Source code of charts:

---------------

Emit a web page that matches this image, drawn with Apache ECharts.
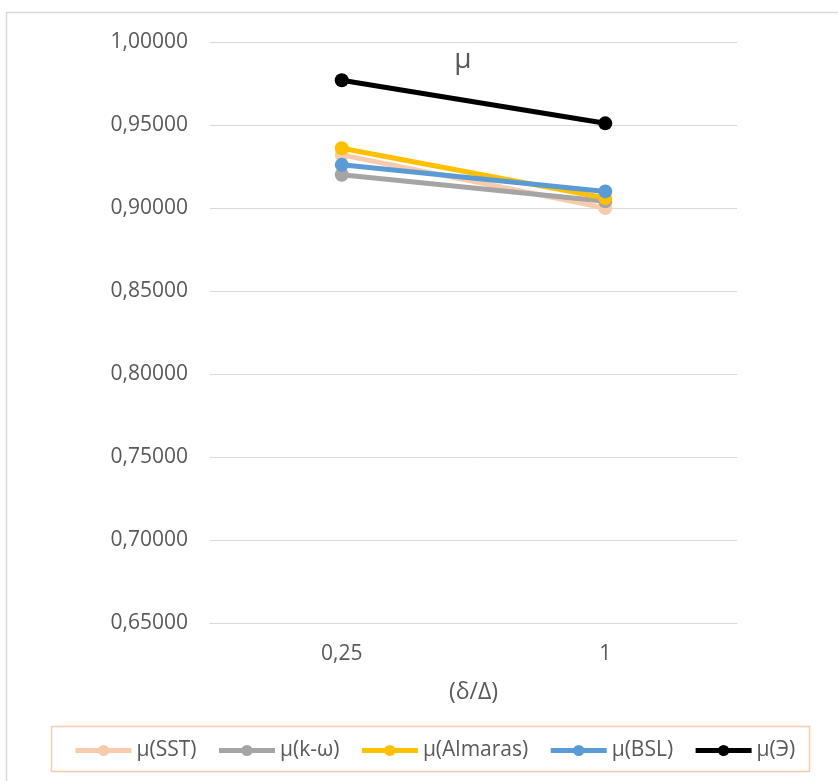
<!DOCTYPE html>
<html>
<head>
<meta charset="utf-8">
<script src="https://cdn.jsdelivr.net/npm/echarts@6/dist/echarts.min.js"></script>
<style>
  html, body { margin: 0; padding: 0; background: #ffffff; }
  #chart { width: 838px; height: 781px; }
</style>
</head>
<body>
<div id="chart"></div>
<script>
// Relative thickness (δ/Δ)
const categories = ['0,25', '1'];

// μ for each turbulence model and the experiment
const seriesNames = ['μ(SST)', 'μ(k-ω)', 'μ(Almaras)', 'μ(BSL)', 'μ(Э)'];
const muSST = [0.932, 0.900];
const muKOmega = [0.920, 0.904];
const muAlmaras = [0.936, 0.906];
const muBSL = [0.926, 0.910];
const muExp = [0.977, 0.951];

const seriesColors = ['#F8CBAD', '#A5A5A5', '#FFC000', '#5B9BD5', '#000000'];
const seriesValues = [muSST, muKOmega, muAlmaras, muBSL, muExp];

const textColor = '#595959';
const fontFamily = '"Open Sans", "Noto Sans", sans-serif';

const chart = echarts.init(document.getElementById('chart'), null, { renderer: 'canvas' });

const option = {
  animation: false,
  backgroundColor: '#ffffff',
  textStyle: { fontFamily: fontFamily },
  title: {
    text: 'μ',
    left: 458,
    top: 41,
    textAlign: 'center',
    textStyle: { color: textColor, fontSize: 28, fontWeight: 'normal', fontFamily: fontFamily }
  },
  grid: { left: 210, right: 101, top: 42, bottom: 158, containLabel: false },
  xAxis: {
    type: 'category',
    data: categories,
    boundaryGap: true,
    name: '(δ/Δ)',
    nameLocation: 'middle',
    nameGap: 58,
    nameTextStyle: { color: textColor, fontSize: 23, fontFamily: fontFamily },
    axisLine: { show: true, lineStyle: { color: '#d9d9d9', width: 1 } },
    axisTick: { show: false },
    axisLabel: { color: textColor, fontSize: 21, margin: 21, fontFamily: fontFamily },
    splitLine: { show: false }
  },
  yAxis: {
    type: 'value',
    min: 0.65,
    max: 1.0,
    interval: 0.05,
    axisLine: { show: false },
    axisTick: { show: false },
    axisLabel: {
      color: textColor,
      fontSize: 21,
      margin: 22,
      fontFamily: fontFamily,
      formatter: v => v.toFixed(5).replace('.', ',')
    },
    splitLine: { show: true, lineStyle: { color: '#d9d9d9', width: 1 } }
  },
  legend: {
    data: seriesNames,
    left: 73,
    top: 740,
    itemWidth: 56,
    itemHeight: 14,
    itemGap: 20,
    padding: 0,
    lineStyle: { width: 5 },
    textStyle: { color: textColor, fontSize: 21, fontFamily: fontFamily }
  },
  graphic: [
    {
      type: 'rect',
      z: -10,
      shape: { x: 6.5, y: 12.5, width: 1200, height: 1200 },
      style: { fill: 'none', stroke: '#d9d9d9', lineWidth: 1.5 },
      silent: true
    },
    {
      type: 'rect',
      z: -5,
      shape: { x: 51.5, y: 726.5, width: 758, height: 45 },
      style: { fill: 'none', stroke: '#F8CBAD', lineWidth: 1.5 },
      silent: true
    }
  ],
  series: seriesNames.map((name, i) => ({
    name: name,
    type: 'line',
    data: seriesValues[i],
    symbol: 'circle',
    symbolSize: 14,
    showSymbol: true,
    z: 2 + i,
    itemStyle: { color: seriesColors[i] },
    lineStyle: { color: seriesColors[i], width: 5 },
    emphasis: { disabled: true }
  }))
};

chart.setOption(option);
</script>
</body>
</html>
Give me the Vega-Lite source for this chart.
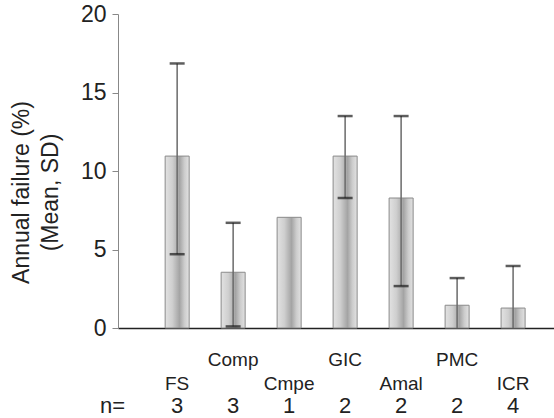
{
  "$schema": "https://vega.github.io/schema/vega-lite/v6.json",
  "width": 436,
  "height": 314,
  "autosize": {"type": "none"},
  "padding": {"left": 118, "top": 14, "right": 0, "bottom": 90},
  "background": "white",
  "config": {"view": {"stroke": null}, "font": "Liberation Sans"},
  "title": {
    "text": "n=",
    "orient": "bottom",
    "anchor": "start",
    "frame": "group",
    "align": "left",
    "baseline": "middle",
    "dx": -18,
    "dy": -11,
    "offset": 0,
    "fontSize": 22,
    "fontWeight": "normal",
    "color": "#222"
  },
  "data": {
    "values": [
      {"cat": "FS", "mean": 10.95, "lower": 4.7, "upper": 16.85, "n": 3},
      {"cat": "Comp", "mean": 3.55, "lower": 0.1, "upper": 6.7, "n": 3},
      {"cat": "Cmpe", "mean": 7.05, "n": 1},
      {"cat": "GIC", "mean": 10.95, "lower": 8.28, "upper": 13.5, "n": 2},
      {"cat": "Amal", "mean": 8.28, "lower": 2.67, "upper": 13.5, "n": 2},
      {"cat": "PMC", "mean": 1.45, "lower": 0, "upper": 3.18, "n": 2},
      {"cat": "ICR", "mean": 1.27, "lower": 0, "upper": 3.95, "n": 4}
    ]
  },
  "encoding": {
    "x": {
      "field": "cat",
      "type": "nominal",
      "sort": null,
      "scale": {"paddingInner": 0.571, "paddingOuter": 0.679, "align": 0.62, "round": false},
      "axis": {
        "title": null,
        "ticks": false,
        "tickSize": 0,
        "domainColor": "#222",
        "domainWidth": 1.5,
        "labelAngle": 0,
        "labelFontSize": 19,
        "labelColor": "#222",
        "labelBaseline": "middle",
        "labelPadding": {"condition": {"test": "indexof(['Comp','GIC','PMC'], datum.value) >= 0", "value": 31}, "value": 55}
      }
    }
  },
  "layer": [
    {
      "mark": {
        "type": "bar",
        "stroke": "#8a8a8a",
        "strokeWidth": 1,
        "color": {
          "gradient": "linear",
          "x1": 0, "x2": 1, "y1": 0, "y2": 0,
          "stops": [
            {"offset": 0, "color": "#e2e2e2"},
            {"offset": 0.3, "color": "#cfcfcf"},
            {"offset": 0.6, "color": "#a4a4a4"},
            {"offset": 0.8, "color": "#cccccc"},
            {"offset": 1, "color": "#e2e2e2"}
          ]
        }
      },
      "encoding": {
        "y": {
          "field": "mean",
          "type": "quantitative",
          "scale": {"domain": [0, 20], "nice": false, "zero": true},
          "axis": {
            "values": [0, 5, 10, 15, 20],
            "grid": false,
            "domainColor": "#888",
            "domainWidth": 1,
            "tickColor": "#888",
            "tickSize": 6,
            "labelFontSize": 23,
            "labelColor": "#222",
            "labelPadding": 6,
            "title": ["Annual failure (%)", "(Mean, SD)"],
            "titleFontSize": 23,
            "titleFontWeight": "normal",
            "titleColor": "#222",
            "titleLineHeight": 29,
            "titleX": -85,
            "titleY": 178
          }
        }
      }
    },
    {
      "mark": {"type": "rule", "color": "#6a6a6a", "strokeWidth": 1.5},
      "transform": [{"filter": "isValid(datum.upper)"}],
      "encoding": {
        "y": {"field": "lower", "type": "quantitative"},
        "y2": {"field": "upper"}
      }
    },
    {
      "mark": {"type": "tick", "color": "#1a1a1a", "size": 15, "thickness": 2.5},
      "transform": [{"filter": "isValid(datum.upper)"}],
      "encoding": {"y": {"field": "upper", "type": "quantitative"}}
    },
    {
      "mark": {"type": "tick", "color": "#1a1a1a", "size": 15, "thickness": 2.5},
      "transform": [{"filter": "isValid(datum.lower) && datum.lower > 0"}],
      "encoding": {"y": {"field": "lower", "type": "quantitative"}}
    },
    {
      "mark": {"type": "text", "fontSize": 22, "color": "#222", "baseline": "middle", "dy": 78},
      "encoding": {
        "y": {"value": "height"},
        "text": {"field": "n", "type": "quantitative"}
      }
    }
  ]
}
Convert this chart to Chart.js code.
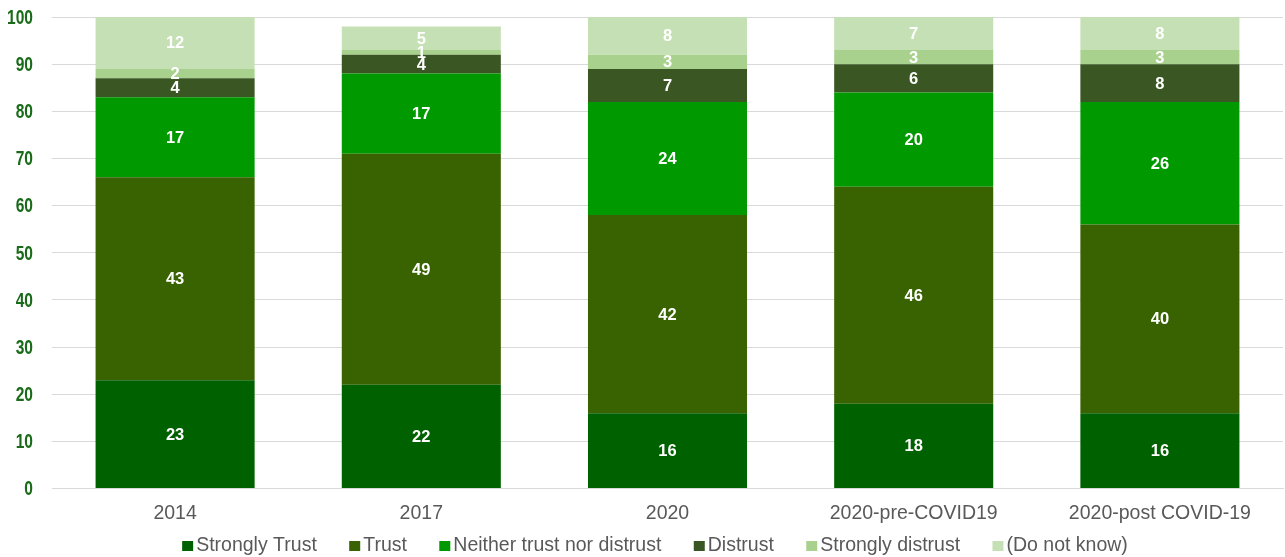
<!DOCTYPE html>
<html>
<head>
<meta charset="utf-8">
<script src="https://cdn.jsdelivr.net/npm/chart.js@4/dist/chart.umd.min.js"></script>
<style>
  html, body { margin: 0; padding: 0; background: #fff; }
  #wrap { width: 1285px; height: 557px; }
</style>
</head>
<body>
<div id="wrap"><canvas id="trustChart"></canvas></div>
<script>
// Survey waves
const waves = ['2014', '2017', '2020', '2020-pre-COVID19', '2020-post COVID-19'];

// Share of answers per wave (%)
const stronglyTrust = [23, 22, 16, 18, 16];
const trust = [43, 49, 42, 46, 40];
const neither = [17, 17, 24, 20, 26];
const distrust = [4, 4, 7, 6, 8];
const stronglyDistrust = [2, 1, 3, 3, 3];
const doNotKnow = [12, 5, 8, 7, 8];

const seriesNames = ['Strongly Trust', 'Trust', 'Neither trust nor distrust', 'Distrust', 'Strongly distrust', '(Do not know)'];
const seriesValues = [stronglyTrust, trust, neither, distrust, stronglyDistrust, doNotKnow];
const seriesColors = ['#006100', '#386300', '#009900', '#3A5623', '#A9D18E', '#C5E0B4'];

const FONT = '"Liberation Sans", Arial, sans-serif';

// white value labels in the middle of each segment
const segmentLabels = {
    id: 'segmentLabels',
    afterDatasetsDraw(chart) {
        const ctx = chart.ctx;
        ctx.save();
        ctx.fillStyle = '#ffffff';
        ctx.font = 'bold 16.5px ' + FONT;
        ctx.textAlign = 'center';
        ctx.textBaseline = 'middle';
        chart.data.datasets.forEach((ds, i) => {
            const meta = chart.getDatasetMeta(i);
            meta.data.forEach((bar, j) => {
                const v = ds.data[j];
                if (!v) return;
                const top = Math.max(bar.y, chart.chartArea.top);
                ctx.fillText(String(v), bar.x, (top + bar.base) / 2 + 1);
            });
        });
        ctx.restore();
    }
};

// narrow bold numbers on the value axis
const narrowYTicks = {
    id: 'narrowYTicks',
    afterDraw(chart) {
        const ctx = chart.ctx;
        const y = chart.scales.y;
        ctx.save();
        ctx.fillStyle = '#196B19';
        ctx.font = 'bold 21px ' + FONT;
        ctx.textAlign = 'right';
        ctx.textBaseline = 'middle';
        y.ticks.forEach(t => {
            const py = y.getPixelForValue(t.value);
            ctx.save();
            ctx.translate(33, py + 1);
            ctx.scale(0.74, 1);
            ctx.fillText(String(t.value), 0, 0);
            ctx.restore();
        });
        ctx.restore();
    }
};

// legend row under the axis labels: small square, tight text
const bottomLegend = {
    id: 'bottomLegend',
    afterDraw(chart) {
        const ctx = chart.ctx;
        const box = 11, gap = 3, spacing = 32.4, cy = 546;
        ctx.save();
        ctx.font = '19.5px ' + FONT;
        ctx.textBaseline = 'middle';
        ctx.textAlign = 'left';
        const items = chart.data.datasets.map(ds => ({
            text: ds.label,
            color: ds.backgroundColor,
            w: box + gap + ctx.measureText(ds.label).width
        }));
        const total = items.reduce((s, it) => s + it.w, 0) + spacing * (items.length - 1);
        let x = 655 - total / 2;
        items.forEach(it => {
            ctx.fillStyle = it.color;
            ctx.fillRect(x, cy - 5, box, box - 1);
            ctx.fillStyle = '#595959';
            ctx.fillText(it.text, x + box + gap, cy);
            x += it.w + spacing;
        });
        ctx.restore();
    }
};

const ctx = document.getElementById('trustChart').getContext('2d');
new Chart(ctx, {
    type: 'bar',
    data: {
        labels: waves,
        datasets: seriesNames.map((name, i) => ({
            label: name,
            data: seriesValues[i],
            backgroundColor: seriesColors[i],
            borderWidth: 0,
            barPercentage: 0.646,
            categoryPercentage: 1
        }))
    },
    options: {
        responsive: true,
        maintainAspectRatio: false,
        animation: false,
        layout: { padding: { top: 17, left: 52, right: 2, bottom: 19 } },
        scales: {
            x: {
                stacked: true,
                grid: { display: false, drawTicks: false },
                border: { display: true, color: '#d9d9d9' },
                ticks: {
                    color: '#595959',
                    font: { family: FONT, size: 19.5 },
                    padding: 13
                }
            },
            y: {
                stacked: true,
                min: 0,
                max: 100,
                border: { display: false },
                grid: { color: '#d9d9d9', drawTicks: false },
                ticks: { stepSize: 10, display: false }
            }
        },
        plugins: {
            legend: { display: false },
            tooltip: { enabled: false }
        }
    },
    plugins: [segmentLabels, narrowYTicks, bottomLegend]
});
</script>
</body>
</html>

---------------

| SHORT EXERCISE |
Emit the lines of the material exactly, from its first line to the line containing "const categories = ['0,25', '1'];", inclusive; leave every picture out.

| TASK ANSWER |
Emit a web page that matches this image, drawn with Apache ECharts.
<!DOCTYPE html>
<html>
<head>
<meta charset="utf-8">
<script src="https://cdn.jsdelivr.net/npm/echarts@6/dist/echarts.min.js"></script>
<style>
  html, body { margin: 0; padding: 0; background: #ffffff; }
  #chart { width: 838px; height: 781px; }
</style>
</head>
<body>
<div id="chart"></div>
<script>
// Relative thickness (δ/Δ)
const categories = ['0,25', '1'];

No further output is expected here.